Concerns about the art historical canon aside, the artworks on view here are both stunning and revelatory. Blondell Cummings’s dance performance “Chicken Soup” (1981), shown here as a video projection, is hauntingly good. In it, Cummings (who died in 2015) appears alone on a stage sparsely equipped with a green scarf, a cast iron skillet, a scrub brush, and chair, and proceeds to transform the space into a volatile environment of domesticity and labor. At moments, Cummings combines virtuosic leaps and dancerly lunges with writhing convulsions and repetitive movements as if cleaning a floor or tending to a hot meal on a stove. There is a riveting dissolution of the dance’s legibility as dance with each intensifying gesture. Ming Smith and Coreen Simpson’s expansive photographs of Harlemites deserve their own surveys. Simpson, for instance, portrays queer club-goers and church ladies alike through a luscious, empathetic lens.
Part of what makes We Wanted a Revolution so impactful is its consideration of the entire scope of black women’s cultural and political work in its two-decade span. In addition to artists, gallerists, curators, art historians, and dancers, it highlights the work of literary figures like Toni Morrison, Audre Lorde, and Alice Walker, Ms. Magazine co-founder Dorothy Pitman Hughes, congresswoman and the DNC’s first black woman candidate Shirley Chisholm, filmmaker Julie Dash, and playwright Lisa Jones. When taken together, these women surpassed any specific art historical milieu, but were at the forefront of a persistent, forceful, and diasporically-minded cultural paradigm shift led by and for black women.

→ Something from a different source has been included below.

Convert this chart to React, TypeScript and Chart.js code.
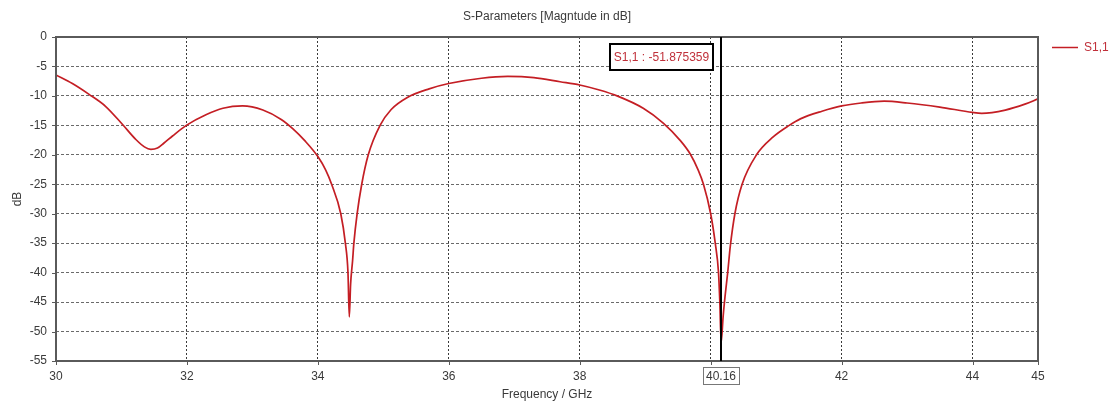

We Wanted a Revolution is a part of “A Year of Yes,” a year-long examination of feminism and feminist art marking the 10th anniversary of the Brooklyn Museum’s Sackler Center. The success of Hockley and Morris’s show is a testament to the power of examining narratives with cultural specificity and inclusivity, and what Morrison pointed to as black women’s perpetual self-invention and self-definition. These works and their histories are worthy of prime real estate in major museums and art institutions. How moving it was for me to see black women, young and old, photographing themselves in front of the exhibition’s opening text and seeing themselves in relation to the art on view. If you build it, they say, the people will come — and perhaps then the revolution finally will, too.
We Wanted a Revolution: Black Radical Women, 1965–85 continues at the Brooklyn Museum (200 Eastern Parkway, Prospect Heights, Brooklyn) through September 17.